Mortgage Affordability Calculator
Understanding Mortgage Affordability
Determining how much house you can afford is a crucial step in the home-buying process. It involves more than just looking at the sticker price of a home; it requires a realistic assessment of your income, existing financial obligations, and the costs associated with homeownership.
Key Factors in Mortgage Affordability:
- Annual Household Income: This is your primary source of funds for making mortgage payments. Lenders look at your gross income (before taxes) to determine your borrowing capacity.
- Monthly Debt Payments: This includes any recurring monthly payments you have, such as car loans, student loans, credit card minimums, and other personal loans. Lenders use these to calculate your Debt-to-Income (DTI) ratio.
- Down Payment: The amount of money you pay upfront towards the purchase price of the home. A larger down payment reduces the loan amount needed and can potentially lower your interest rate and monthly payments.
- Interest Rate: The percentage charged by the lender for borrowing money. Even small differences in interest rates can significantly impact your monthly payments and the total cost of the loan over time.
- Loan Term: The length of time you have to repay the mortgage, typically 15 or 30 years. Shorter terms have higher monthly payments but result in less interest paid overall.
Debt-to-Income (DTI) Ratio: The Lender's Perspective
Lenders widely use the Debt-to-Income (DTI) ratio to assess your ability to manage monthly payments and repay debts. It's calculated by dividing your total monthly debt obligations (including the proposed mortgage payment) by your gross monthly income.
Generally, lenders prefer a DTI ratio of 36% or lower for your total debt (including housing) and often look for the housing portion of your debt (principal, interest, taxes, and insurance – PITI) to be no more than 28% of your gross monthly income.
How This Calculator Works:
This calculator estimates your potential home affordability based on common lending guidelines:
- It calculates the maximum monthly housing payment you can afford, typically capped at 28% of your gross monthly income.
- It then considers your existing monthly debt payments to ensure your total monthly debt load doesn't exceed a recommended threshold (e.g., 36% of gross monthly income). The more restrictive limit is used to determine your affordable monthly payment.
- Using this affordable monthly payment, along with the provided interest rate and loan term, it calculates the maximum loan amount you could potentially borrow.
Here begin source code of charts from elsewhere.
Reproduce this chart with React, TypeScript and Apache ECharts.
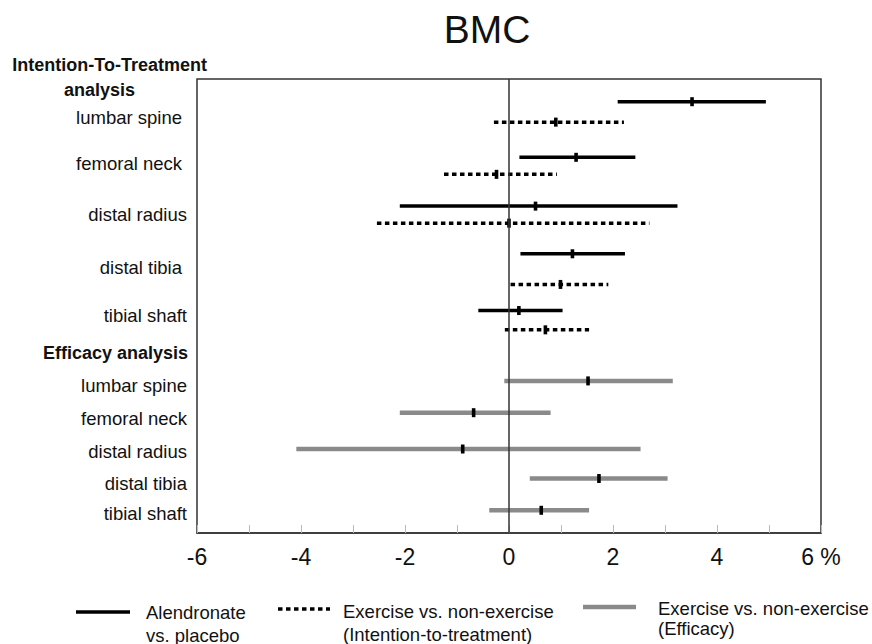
import React, { useEffect, useRef } from 'react';
import * as echarts from 'echarts';

const FONT = '"Liberation Sans", Arial, Helvetica, sans-serif';

// Sites (rows within each analysis block)
const sites = ['lumbar spine', 'femoral neck', 'distal radius', 'distal tibia', 'tibial shaft'];

// Alendronate vs. placebo (ITT), % change: lower CI, upper CI, estimate
const alendLow = [2.09, 0.2, -2.1, 0.22, -0.59];
const alendHigh = [4.94, 2.43, 3.24, 2.23, 1.03];
const alendEst = [3.52, 1.29, 0.51, 1.22, 0.19];

// Exercise vs. non-exercise (Intention-to-treatment)
const exIttLow = [-0.29, -1.25, -2.54, 0.03, -0.08];
const exIttHigh = [2.21, 0.92, 2.7, 1.91, 1.54];
const exIttEst = [0.9, -0.24, 0.0, 0.99, 0.7];

// Exercise vs. non-exercise (Efficacy)
const exEffLow = [-0.09, -2.1, -4.09, 0.4, -0.38];
const exEffHigh = [3.15, 0.8, 2.53, 3.05, 1.54];
const exEffEst = [1.52, -0.68, -0.89, 1.73, 0.62];

// Forest-plot row index (in row units, top = 0)
const alendRow = [1.0, 3.45, 5.6, 7.7, 10.2];
const exIttRow = [1.9, 4.2, 6.35, 9.05, 11.05];
const exEffRow = [13.3, 14.7, 16.3, 17.6, 19.0];

const xMin = -6;
const xMax = 6;
const xUnit = '%';

function makeSeries(
  name: string,
  low: number[],
  high: number[],
  est: number[],
  row: number[],
  stroke: string,
  width: number,
  dash: number[] | null
) {
  return {
    type: 'custom',
    name,
    clip: false,
    data: low.map((l, i) => [l, high[i], est[i], row[i]]),
    encode: { x: [0, 1, 2], y: 3 },
    renderItem: (params: any, api: any) => {
      const lo = api.coord([api.value(0), api.value(3)]);
      const hi = api.coord([api.value(1), api.value(3)]);
      const mid = api.coord([api.value(2), api.value(3)]);
      return {
        type: 'group',
        children: [
          {
            type: 'line',
            shape: { x1: lo[0], y1: lo[1], x2: hi[0], y2: hi[1] },
            style: { stroke, lineWidth: width, lineDash: dash || undefined, lineCap: 'butt' },
          },
          {
            type: 'rect',
            shape: { x: mid[0] - 1.8, y: mid[1] - 4.5, width: 3.6, height: 9 },
            style: { fill: '#000' },
          },
        ],
      };
    },
  };
}

export default function App() {
  const ref = useRef<HTMLDivElement>(null);
  useEffect(() => {
    const chart = echarts.init(ref.current!, null, { renderer: 'svg', width: 872, height: 644 });

    const labelStyle = (text: string, x: number, y: number, bold = false, size = 18.5) => ({
      type: 'text',
      x,
      y,
      style: {
        text,
        fill: '#111',
        font: `${bold ? 'bold ' : ''}${size}px ${FONT}`,
        textAlign: 'right',
        textVerticalAlign: 'middle',
      },
    });

    const ittLabelY = [117, 163, 214, 267, 315];
    const ittLabelX = [182, 182, 187, 182, 187];
    const effLabelY = [385, 418, 451, 483, 513];

    const graphic: any[] = [
      {
        type: 'text',
        x: 487,
        y: 29,
        style: {
          text: 'BMC',
          fill: '#111',
          font: `39px ${FONT}`,
          textAlign: 'center',
          textVerticalAlign: 'middle',
        },
      },
      labelStyle('Intention-To-Treatment', 207, 65, true, 18),
      labelStyle('analysis', 135, 90, true, 18),
      labelStyle('Efficacy analysis', 188, 353, true, 18),
      ...sites.map((s, i) => labelStyle(s, ittLabelX[i], ittLabelY[i])),
      ...sites.map((s, i) => labelStyle(s, 187, effLabelY[i])),
      // legend
      { type: 'line', shape: { x1: 76, y1: 612, x2: 130, y2: 612 }, style: { stroke: '#000', lineWidth: 3.5 } },
      { type: 'line', shape: { x1: 278, y1: 609, x2: 330, y2: 609 }, style: { stroke: '#000', lineWidth: 3.5, lineDash: [4.5, 3.5] } },
      { type: 'line', shape: { x1: 583, y1: 607, x2: 636, y2: 607 }, style: { stroke: '#8a8a8a', lineWidth: 4.5 } },
    ];
    const legTexts: [string, number, number][] = [
      ['Alendronate', 146, 612],
      ['vs. placebo', 146, 635],
      ['Exercise vs. non-exercise', 343, 611],
      ['(Intention-to-treatment)', 343, 634],
      ['Exercise vs. non-exercise', 658, 608],
      ['(Efficacy)', 658, 628],
    ];
    legTexts.forEach(([t, x, y]) =>
      graphic.push({
        type: 'text',
        x,
        y,
        style: { text: t, fill: '#111', font: `18.5px ${FONT}`, textAlign: 'left', textVerticalAlign: 'middle' },
      })
    );

    const option: any = {
      animation: false,
      backgroundColor: '#fff',
      grid: {
        left: 197,
        right: 51,
        top: 79,
        bottom: 111,
        show: true,
        borderColor: '#333',
        borderWidth: 1.5,
        backgroundColor: 'transparent',
      },
      xAxis: {
        type: 'value',
        position: 'bottom',
        min: xMin,
        max: xMax,
        interval: 1,
        axisLine: { show: true, onZero: false, lineStyle: { color: '#333', width: 1.5 } },
        axisTick: { show: true, inside: true, length: 8, lineStyle: { color: '#bbb', width: 1 } },
        splitLine: { show: false },
        axisLabel: {
          fontSize: 23,
          fontFamily: FONT,
          color: '#111',
          margin: 12,
          formatter: (v: number) => {
            if (Math.round(v) % 2 !== 0) return '';
            return v === xMax ? `${v} ${xUnit}` : String(v);
          },
        },
      },
      yAxis: { type: 'value', inverse: true, min: 0, max: 20, show: false },
      graphic,
      series: [
        {
          type: 'line',
          data: [],
          markLine: {
            silent: true,
            symbol: ['none', 'none'],
            label: { show: false },
            lineStyle: { color: '#333', width: 1.5, type: 'solid' },
            data: [{ xAxis: 0 }],
          },
        },
        makeSeries('Alendronate vs. placebo', alendLow, alendHigh, alendEst, alendRow, '#000', 3.5, null),
        makeSeries('Exercise vs. non-exercise (Intention-to-treatment)', exIttLow, exIttHigh, exIttEst, exIttRow, '#000', 3.5, [4.5, 3.5]),
        makeSeries('Exercise vs. non-exercise (Efficacy)', exEffLow, exEffHigh, exEffEst, exEffRow, '#8a8a8a', 4.5, null),
      ],
    };
    chart.setOption(option);
    return () => chart.dispose();
  }, []);
  return (
    <div
      ref={ref}
      style={{ position: 'fixed', left: 0, top: 0, width: 872, height: 644, background: '#fff' }}
    />
  );
}
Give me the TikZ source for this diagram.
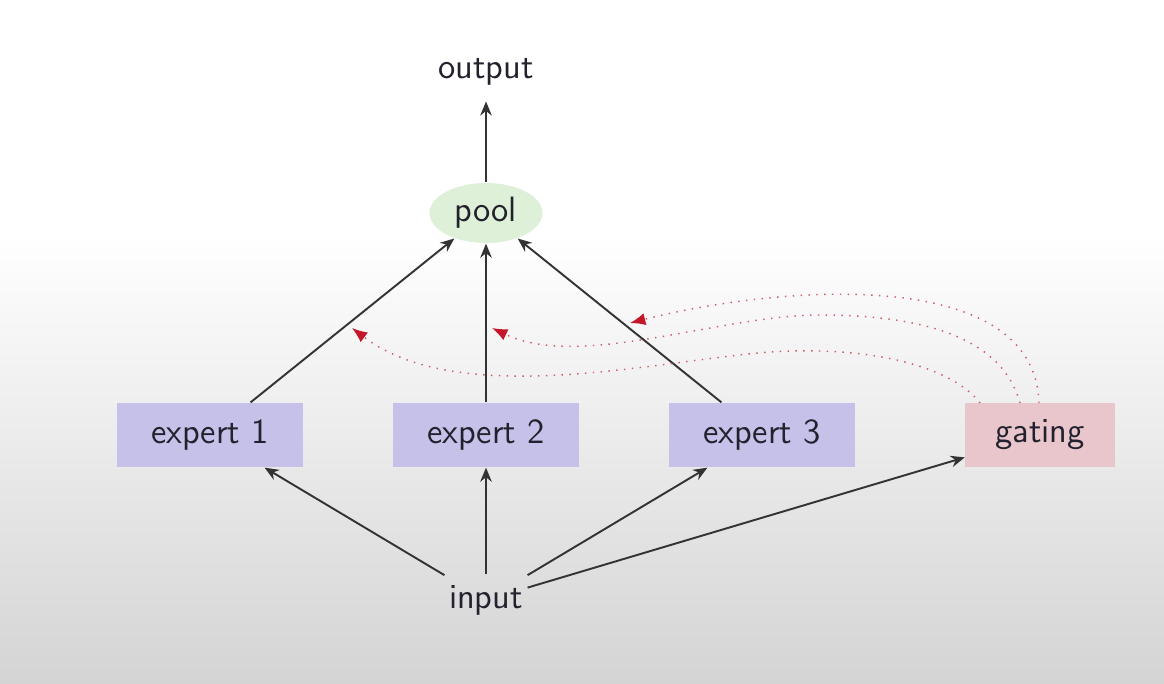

- Finally, it adds your down payment to this maximum loan amount to provide an estimated maximum home price you might be able to afford.
Important Considerations:
This calculator provides a good starting point, but remember:
- PITI: The calculated monthly payment typically only covers Principal and Interest (P&I). You must also factor in Property Taxes, Homeowner's Insurance, and potentially Private Mortgage Insurance (PMI) if your down payment is less than 20%. These add significantly to your actual monthly housing expense.
- Closing Costs: Don't forget the costs associated with closing the loan, which can range from 2% to 5% of the loan amount.
- Home Maintenance and Utilities: Factor in ongoing costs for repairs, utilities, and potential Homeowners Association (HOA) fees.
- Lender Variations: Different lenders have slightly different DTI requirements and underwriting standards. It's always best to speak with a mortgage professional for personalized advice.
Use this tool as a guide to understand your borrowing power and start planning your homeownership journey!